__TASK DESCRIPTION__
Print exactly the lines from the first one down to the line that contains "var calTicks = [265, 266, 267, 268, 269];", both included, and skip the pictures.

__MATERIAL__
• • • • • • •

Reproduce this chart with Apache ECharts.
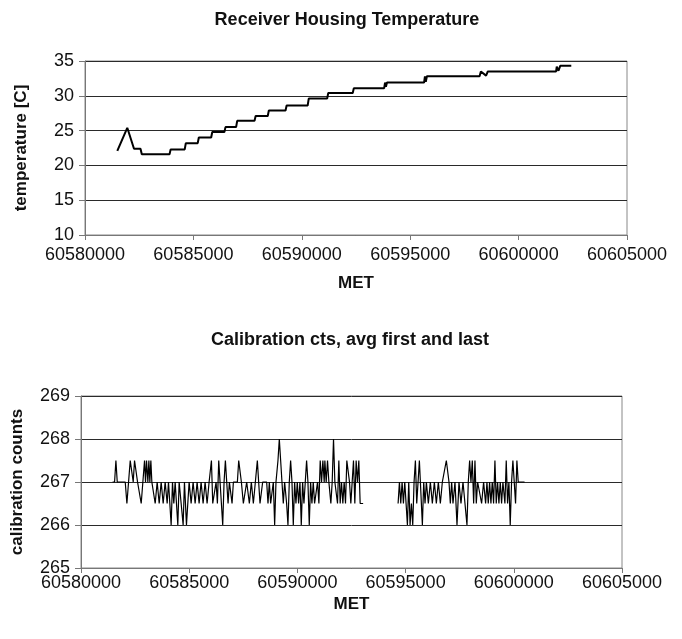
<!DOCTYPE html>
<html>
<head>
<meta charset="utf-8">
<script src="https://cdn.jsdelivr.net/npm/echarts@6/dist/echarts.min.js"></script>
<style>
html,body{margin:0;padding:0;background:#fff;}
#chart{width:682px;height:639px;}
</style>
</head>
<body>
<div id="chart"></div>
<script>
// ---- Data ----
var xTicks = [60580000, 60585000, 60590000, 60595000, 60600000, 60605000];
var tempTicks = [10, 15, 20, 25, 30, 35];
var calTicks = [265, 266, 267, 268, 269];

// Receiver housing temperature: MET, temperature [C]
var tempTime = [60581490,60581950,60582260,60582560,60582620,60583900,60583950,60584600,60584650,60585200,
  60585250,60585820,60585870,60586430,60586480,60586970,60587020,60587820,60587870,60588430,
  60588480,60589250,60589300,60590270,60590320,60591170,60591220,60592350,60592400,60593800,
  60593840,60593880,60593930,60595640,60595680,60595720,60595770,60598200,60598260,60598500,
  60598580,60601730,60601760,60601840,60601920,60602430];
var tempVal = [22.1,25.4,22.4,22.4,21.6,21.6,22.3,22.3,23.2,23.2,
  24.0,24.0,24.8,24.8,25.5,25.5,26.4,26.4,27.1,27.1,
  27.9,27.9,28.6,28.6,29.6,29.6,30.4,30.4,31.1,31.1,
  31.9,31.3,31.9,31.9,32.8,32.0,32.8,32.8,33.5,32.9,
  33.5,33.5,34.2,33.6,34.3,34.3];

// Calibration counts, first segment
var calTime1 = [60581459,60581552,60581613,60581675,60582044,60582121,60582198,60582275,60582351,60582413,
  60582474,60582551,60582613,60582705,60582782,60582859,60582936,60582982,60583028,60583090,
  60583136,60583182,60583228,60583274,60583351,60583428,60583520,60583613,60583705,60583797,
  60583889,60583982,60584043,60584105,60584166,60584228,60584289,60584351,60584412,60584474,
  60584535,60584628,60584720,60584781,60584874,60584935,60584997,60585089,60585181,60585274,
  60585366,60585458,60585550,60585643,60585735,60585827,60585920,
  60586027,60586088,60586180,60586242,60586303,60586365,60586426,60586488,60586549,60586611,
  60586672,60586734,60586796,60586857,60586919,60586980,60587042,60587134,60587226,60587288,
  60587349,60587411,60587503,60587595,60587657,60587718,60587780,60587872,60587965,60588057,
  60588149,60588210,60588272,60588349,60588395,60588487,60588580,60588641,60588703,60588764,
  60588826,60588887,60588949,60589010,60589102,60589164,60589226,60589287,60589349,60589410,
  60589502,60589564,60589625,60589687,60589749,60589810,60589872,60589933,60589995,60590056,
  60590118,60590179,60590241,60590302,60590364,60590425,60590487,60590548,60590610,60590671,
  60590733,60590794,
  60590870,60590931,60590993,60591054,60591116,60591177,60591239,60591269,60591331,60591392,
  60591454,60591546,60591608,60591669,60591731,60591792,60591854,60591915,60591977,60592038,
  60592100,60592161,60592223,60592284,60592346,60592408,60592469,60592531,60592592,60592654,
  60592715,60592777,60592838,60592900,60592961,60593038];
var calVal1 = [267,267,267.5,267,267,266.5,267,267.5,267.5,267,
  267.5,267.5,267,267,266.5,267,267.5,267,267.5,267,
  267.5,267,267.5,267,267,266.5,267,266.5,267,266.5,
  267,266.5,267,266.5,266,267,266.5,267,266.5,266,
  267,266.5,266,267,266,266.5,267,266.5,267,266.5,
  267,266.5,267,266.5,267,266.5,267,
  267.5,266.5,266.5,267,266.5,267.5,267,266.5,266,267,
  267.5,267,266.5,267,267,266.5,267,267,267,267.5,
  267.5,267,266.5,266.5,267,267,266.5,267,266.5,267,
  267.5,267,266.5,266.5,267,267,267,266.5,267,266.5,
  266.5,267,266,267,267.5,268,267.5,267,266.5,267,
  266.5,266,267,267.5,267,266,267,266.5,267,266.5,
  267,266,267,266.5,267,267.5,267,266,267,266.5,
  267,266.5,
  266.5,267,266.5,267.5,267,267.5,267,267.5,267,267.5,
  267,266.5,267,268,267,267,266.5,267.5,266.5,267,
  266.5,267,266.5,267.5,267.5,267,266.5,267,267.5,266.5,
  267.5,267,267.5,266.5,266.5,266.5];

// Calibration counts, second segment
var calTime2 = [60594653,60594715,60594776,60594838,60594899,60594961,60595022,60595084,60595145,60595207,
  60595268,60595330,60595391,60595453,60595514,60595576,60595637,
  60595775,60595837,60595898,60595960,60596052,60596144,60596236,60596329,60596421,60596513,
  60596606,60596698,60596790,60596882,60596944,60597005,60597067,60597128,60597190,60597282,
  60597375,60597467,60597559,60597652,60597744,60597836,60597897,60597959,60598020,60598082,
  60598144,60598205,60598267,60598328,60598420,60598513,60598605,60598697,60598759,60598820,
  60598882,60598943,60599005,60599066,60599128,60599189,60599251,60599312,60599374,60599436,
  60599497,60599589,60599651,60599712,60599774,60599835,60599897,60599958,60600020,60600081,
  60600143,60600204,60600266,60600497];
var calVal2 = [266.5,267,266.5,267,266.5,267,266.5,266,267,266,
  266.5,266,267,267.5,266.5,267,267.5,
  266,267,266.5,267,266.5,267,266.5,267,266.5,267,
  266.5,267,267,267.5,267.5,267,266.5,267,266.5,267,
  266,267,266.5,267,266.5,266,267,267.5,267,267.5,
  266.5,267.5,266.5,267,267,266.5,267,266.5,267,266.5,
  267,266.5,267,266.5,267.5,266.5,267,266.5,267,266.5,
  267,266.5,267.5,266.5,267,266,267,267.5,267,266.5,
  267.5,267,267,267];

function zip(a, b) { var r = []; for (var i = 0; i < a.length; i++) r.push([a[i], b[i]]); return r; }

var FONT = '"Liberation Sans", Arial, sans-serif';
var gridLine = { show: true, lineStyle: { color: '#2a2a2a', width: 1 } };

function xAxisCfg(gridIndex, nameGap, margin) {
  return {
    type: 'value', gridIndex: gridIndex,
    min: xTicks[0], max: xTicks[xTicks.length - 1], interval: xTicks[1] - xTicks[0],
    name: 'MET', nameLocation: 'middle', nameGap: nameGap,
    nameTextStyle: { fontFamily: FONT, fontSize: 17, fontWeight: 'bold', color: '#111' },
    axisLine: { show: true, onZero: false, lineStyle: { color: '#777', width: 1 } },
    axisTick: { show: true, inside: false, length: 5, lineStyle: { color: '#777' } },
    axisLabel: { fontFamily: FONT, fontSize: 18, color: '#111', margin: margin, formatter: function (v) { return String(v); } },
    splitLine: { show: false }
  };
}

function yAxisCfg(gridIndex, ticks, step, name) {
  return {
    type: 'value', gridIndex: gridIndex, min: ticks[0], max: ticks[ticks.length - 1], interval: step,
    name: name, nameLocation: 'middle', nameGap: 55, nameRotate: 90,
    nameTextStyle: { fontFamily: FONT, fontSize: 17, fontWeight: 'bold', color: '#111' },
    axisLine: { show: true, lineStyle: { color: '#777' } },
    axisTick: { show: true, length: 6, lineStyle: { color: '#777' } },
    axisLabel: { fontFamily: FONT, fontSize: 18, color: '#111', margin: 11 },
    splitLine: gridLine
  };
}

var option = {
  backgroundColor: '#fff',
  animation: false,
  title: [
    { text: 'Receiver Housing Temperature', left: 342, top: 6, textAlign: 'center',
      textStyle: { fontFamily: FONT, fontSize: 18, fontWeight: 'bold', color: '#111' } },
    { text: 'Calibration cts, avg first and last', left: 345, top: 326, textAlign: 'center',
      textStyle: { fontFamily: FONT, fontSize: 18, fontWeight: 'bold', color: '#111' } }
  ],
  grid: [
    { left: 85, right: 55, top: 61, bottom: 404, show: true, borderColor: '#888', borderWidth: 1, backgroundColor: 'transparent' },
    { left: 81, right: 60, top: 396, bottom: 71, show: true, borderColor: '#888', borderWidth: 1, backgroundColor: 'transparent' }
  ],
  xAxis: [xAxisCfg(0, 40, 11), xAxisCfg(1, 28, 6)],
  yAxis: [
    yAxisCfg(0, tempTicks, 5, 'temperature [C]'),
    yAxisCfg(1, calTicks, 1, 'calibration counts')
  ],
  series: [
    { type: 'line', xAxisIndex: 0, yAxisIndex: 0, data: zip(tempTime, tempVal), showSymbol: false,
      lineStyle: { color: '#000', width: 2 } },
    { type: 'line', xAxisIndex: 1, yAxisIndex: 1, data: zip(calTime1, calVal1), showSymbol: false,
      lineStyle: { color: '#000', width: 1.2 } },
    { type: 'line', xAxisIndex: 1, yAxisIndex: 1, data: zip(calTime2, calVal2), showSymbol: false,
      lineStyle: { color: '#000', width: 1.2 } }
  ]
};

var chart = echarts.init(document.getElementById('chart'), null, { renderer: 'canvas' });
chart.setOption(option);
</script>
</body>
</html>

• • • • • • •

__SOLUTION BELOW__
Reproduce this chart with Apache ECharts.
<!DOCTYPE html>
<html>
<head>
<meta charset="utf-8">
<script src="https://cdn.jsdelivr.net/npm/echarts@6/dist/echarts.min.js"></script>
<style>
html,body{margin:0;padding:0;background:#fff;}
#chart{width:682px;height:639px;}
</style>
</head>
<body>
<div id="chart"></div>
<script>
// ---- Data ----
var xTicks = [60580000, 60585000, 60590000, 60595000, 60600000, 60605000];
var tempTicks = [10, 15, 20, 25, 30, 35];
var calTicks = [265, 266, 267, 268, 269];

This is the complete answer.